A turnaround refers to recovery from an existence-threatening decline. Turnaround takes place in two settings.
Workouts will still flourish despite the introduction of new business rescue legislation on 1 May 2011. The overseas experience is that especially larger companies, and their banks, prefer to have the turnaround conducted informally to avoid the reputational risk (the stigma of bankruptcy) of entering Chapter 6 business rescue. This is especially true if economic viability is more apparent and financial distress has not reached crisis levels.
Companies and close corporations, who believe that the legal protection offered by business rescue outweighs the reputational risk of business rescue, will follow this route. It can be expected that Chapter 6 business rescues will be mostly smaller companies and close corporations, larger companies whose financial problems are already well known by suppliers, customers and staff i.e. the reputational damage is already done, and companies and close corporations in serious financial distress with economic viability that is not that apparent up front.
The legal fraternity, which don't really have a market in workouts, stand to gain from business rescue with its high court and attorney interaction, It can be expected that the legal fraternity will use its influence to make business rescue rather than workout happen.
The international organised turnaround industry is discussed in terms of INSOL International with 9 000 members, and the Turnaround Management Association (TMA), a Member Organisation of INSOL International with over 9 000 members.
The South African organised turnaround industry is discussed in terms of the Turnaround Management Association (TMA-SA), an international licensee of TMA, with 100 members.
Also discussed is the Association of Insolvency Practitioners of South Africa (AIPSA) with 350 members, which is planning to change its name to the South African Restructuring and Insolvency Practitioners Association (SARIPA) and to add restructuring and turnaround to its insolvency activities.
The USAID Financial Sector Program policy reform initiative is currently under way to assist the authorities in connection with amendments to key areas of the financial sector, including the Company Act, National Credit Act; and Insolvency Act.
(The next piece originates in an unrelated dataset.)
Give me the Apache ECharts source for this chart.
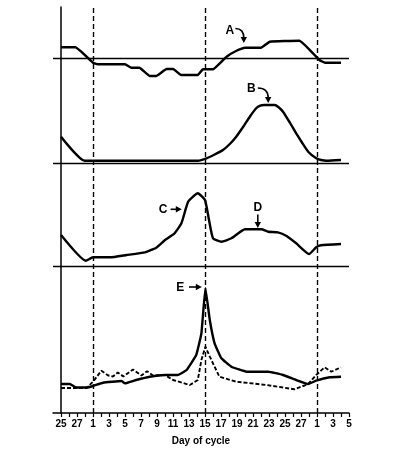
<!DOCTYPE html>
<html><head><meta charset="utf-8">
<script src="https://cdn.jsdelivr.net/npm/echarts@6/dist/echarts.min.js"></script>
<style>html,body{margin:0;padding:0;background:#fff}#c{width:414px;height:458px}</style>
</head><body><div id="c"></div>
<script>
// x positions are day indices: 0 = day 25 of previous cycle, 4 = day 1, 32 = day 1 of next cycle
const dayLabels = ['25','26','27','28','1','2','3','4','5','6','7','8','9','10','11','12','13','14','15','16','17','18','19','20','21','22','23','24','25','26','27','28','1','2','3','4','5'];
const cycleStarts = [4, 18, 32];

// Panel A: basal body temperature (relative to baseline)
const curveA = [[0,10.7],[1.8,10.7],[4,-4.7],[4.6,-6.3],[8,-6.3],[8.8,-9.7],[9.8,-9.7],[11.1,-18],[11.9,-18],[13.2,-11],[14,-11],[15,-17],[17.1,-17],[17.75,-11.3],[19,-11.3],[20.7,1.3],[22,7.5],[23,10.3],[25,10.3],[26.1,16.3],[29.8,17.3],[32.3,-2],[33,-4.7],[35,-4.7]];
// Panel B: progesterone
const curveB = [[0,26.3],[2.96,2.3],[17.1,2.3],[18.2,4.7],[19.2,8.5],[20.25,13],[21.1,19],[21.9,26.3],[22.8,36.5],[23.6,46.3],[24.4,54.7],[24.9,57.3],[25.4,58],[26.7,58],[27.2,55.8],[27.75,51.3],[28.6,40.5],[29.4,29.7],[30.2,19.5],[30.9,11.3],[31.9,4.7],[32.5,3],[33.2,2.3],[35,3]];
// Panel C/D: estradiol
const curveCD = [[0,31],[3.1,5.3],[4,8.7],[6.1,8.7],[8.2,11],[10.5,13.7],[11.9,18.3],[13,26],[14.2,32.7],[15.05,42.7],[15.9,64.3],[17.1,72.7],[18,66],[18.5,46],[19,27.7],[20.05,24.3],[21.3,27.7],[23,36.7],[25.05,36.7],[25.9,34.3],[27.1,33.7],[28.2,30],[29.4,22.7],[31,12],[31.9,18.7],[32.5,20.7],[35,22]];
// Panel E: LH (solid) and FSH (dashed)
const curveLH = [[0,29],[1.1,29],[1.9,25.5],[3.2,25.5],[4,27],[5.25,30.3],[7.55,32],[8,29.7],[9.4,33],[11.1,36.3],[13,38],[14.6,38],[15.7,43],[16.9,58],[17.55,79.7],[18.05,124.7],[18.6,93],[19.2,69.7],[20.05,54.7],[21.3,46.3],[23.2,41.3],[25.9,41.3],[27.75,38],[29.4,33],[30.9,29],[31.9,32.3],[33.6,35.7],[35,36.3]];
const curveFSH = [[0,25],[3.2,25],[4,31.3],[5.05,42.3],[5.9,37.5],[6.5,36.5],[7.1,40.5],[7.8,36.5],[9,43.5],[10.05,37.5],[10.75,41.8],[11.5,37.5],[13,38],[14,33],[16.1,28],[17.1,33],[17.55,53],[18.05,66.3],[18.6,56.3],[19.8,36.3],[21.9,31.3],[25.7,28],[29.2,23.7],[30.9,29],[31.9,38],[32.95,45.7],[33.8,41.3],[35,45.7]];

// annotation anchors in data units of each panel
const notes = [
  {text:'A', grid:0, label:[21.1,27], from:[21.8,29.5], ctrl:[22.85,29.5], to:[22.85,15]},
  {text:'B', grid:1, label:[23.8,74], from:[24.6,75], ctrl:[25.9,75], to:[25.9,60]},
  {text:'C', grid:2, label:[12.75,56.7], from:[13.7,56.7], to:[15.1,56.7]},
  {text:'D', grid:2, label:[24.6,58], from:[24.6,51.5], to:[24.6,38]},
  {text:'E', grid:3, label:[14.9,125], from:[16,126], to:[17.6,126]}
];

const tickVals = dayLabels.map((d,i)=>i);
const labelVals = tickVals.filter(i=>i%2===0);

const FONT = 'Liberation Sans, Arial, sans-serif';
const chart = echarts.init(document.getElementById('c'), null, {renderer:'canvas'});
const L = 53, W = 296;
const grids = [
  {left:L, width:W, top:8, height:100},
  {left:L, width:W, top:63, height:100},
  {left:L, width:W, top:166, height:100},
  {left:L, width:W, top:263, height:150},
  {left:L, width:W, top:7, height:406}
];
const hidX = i => ({gridIndex:i, type:'value', min:-1, max:36, show:false});
const hidY = (i,mn,mx) => ({gridIndex:i, type:'value', min:mn, max:mx, show:false});
const baseLine = (v) => ({silent:true, symbol:'none', label:{show:false}, lineStyle:{color:'#000', width:1.4, type:'solid'}, data:[{yAxis:v}]});
const lineS = (xi, data, extra) => Object.assign({type:'line', xAxisIndex:xi, yAxisIndex:xi, data:data, symbol:'none', lineStyle:{color:'#000', width:2.4}, z:3}, extra||{});

chart.setOption({
  animation:false,
  backgroundColor:'#fff',
  grid: grids,
  xAxis: [hidX(0), hidX(1), hidX(2), {
    gridIndex:3, type:'value', min:-1, max:36,
    name:'Day of cycle', nameLocation:'middle', nameGap:23,
    nameTextStyle:{color:'#000', fontSize:10, fontWeight:'bold', fontFamily:FONT},
    axisLine:{lineStyle:{color:'#000', width:1.5}},
    axisTick:{customValues:tickVals, length:4, lineStyle:{color:'#000', width:1.2}},
    axisLabel:{customValues:labelVals, formatter:v=>dayLabels[v], color:'#000', fontSize:10, fontWeight:'bold', fontFamily:FONT, margin:6},
    splitLine:{show:false}
  }, hidX(4)],
  yAxis: [hidY(0,-50,50), hidY(1,0,100), hidY(2,0,100), hidY(3,0,150), {
    gridIndex:4, type:'value', min:0, max:1,
    axisLine:{show:true, lineStyle:{color:'#000', width:1.5}},
    axisTick:{show:false}, axisLabel:{show:false}, splitLine:{show:false}
  }],
  series: [
    lineS(0, curveA, {smooth:0.1, markLine: baseLine(0)}),
    lineS(1, curveB, {smooth:0.15, markLine: baseLine(0)}),
    lineS(2, curveCD, {smooth:0.15, markLine: baseLine(0)}),
    lineS(3, curveLH, {smooth:0.1}),
    lineS(3, curveFSH, {lineStyle:{color:'#000', width:1.9, type:[4,2]}}),
    {type:'line', xAxisIndex:4, yAxisIndex:4, data:[], symbol:'none',
     markLine:{silent:true, symbol:'none', label:{show:false},
       lineStyle:{color:'#000', width:1.4, type:[5,3]},
       data: cycleStarts.map(x=>({xAxis:x}))}}
  ]
});

// annotations positioned from data coordinates
const gfx = [];
function head(tip, dir) {
  const len = Math.hypot(dir[0], dir[1]) || 1;
  const ux = dir[0]/len, uy = dir[1]/len;
  const b = [tip[0]-ux*6, tip[1]-uy*6];
  return {type:'polygon', shape:{points:[tip, [b[0]-uy*3.2, b[1]+ux*3.2], [b[0]+uy*3.2, b[1]-ux*3.2]]}, style:{fill:'#000'}, z:10};
}
notes.forEach(n => {
  const P = p => chart.convertToPixel({gridIndex:n.grid}, p);
  const lp = P(n.label), f = P(n.from), t = P(n.to);
  gfx.push({type:'text', x:lp[0], y:lp[1], style:{text:n.text, fill:'#000', font:'bold 12px '+FONT, align:'center', verticalAlign:'middle'}, z:10});
  if (n.ctrl) {
    const c = P(n.ctrl);
    const dir = [t[0]-c[0], t[1]-c[1]];
    const dl = Math.hypot(dir[0],dir[1]);
    const e = [t[0]-dir[0]/dl*5, t[1]-dir[1]/dl*5];
    gfx.push({type:'bezierCurve', shape:{x1:f[0], y1:f[1], x2:e[0], y2:e[1], cpx1:c[0], cpy1:c[1]}, style:{stroke:'#000', lineWidth:1.6, fill:null}, z:10});
    gfx.push(head(t, dir));
  } else {
    const dir = [t[0]-f[0], t[1]-f[1]];
    const dl = Math.hypot(dir[0],dir[1]);
    const e = [t[0]-dir[0]/dl*5, t[1]-dir[1]/dl*5];
    gfx.push({type:'line', shape:{x1:f[0], y1:f[1], x2:e[0], y2:e[1]}, style:{stroke:'#000', lineWidth:1.6}, z:10});
    gfx.push(head(t, dir));
  }
});
chart.setOption({graphic: gfx});
</script>
</body></html>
The ultimate aim of the project will be to prepare a mapping of the current legal frameworks pertaining to business rescue, liquidation, and insolvency, with a view to developing policy recommendations to strengthen these systems.
Gerald Meyerman and Gordon Johnson provided sterling support to the dti in finalising the new business rescue legislation and regulations. Gordon took over the reigns from Gerald in June 2011. We wish him the best of luck in assisting CIPC with the important task of operationalising and improving business rescue legislation, and we pledge our full support.
The Certified Turnaround Practitioner (CTP) qualification will be available in early 2012.
It falls under the auspices of the Certified Turnaround Practitioner Governance Board (CTPGB) of TMA-SA. Candidates must pass exams in turnaround management, accounting/finance and law (Chapter 6) and meet stringent criteria of experience and integrity. Negotiations are underway with CIPC to find alignment between the experience requirements of CIPC for business rescue practitioners, and of the CTP programme for Certified Turnaround Professionals.
With Professor Mervyn King chairing the CTPGB, deputised by Judge Ralph Zulman, a strong Standards Subcommittee and an Education Subcommittee consisting of leading academics in their fields, this certification programme holds lots of promise.
Information is provided on the accreditation of professions and licensing of business rescue practitioners by the Companies and Intellectual Property Commission.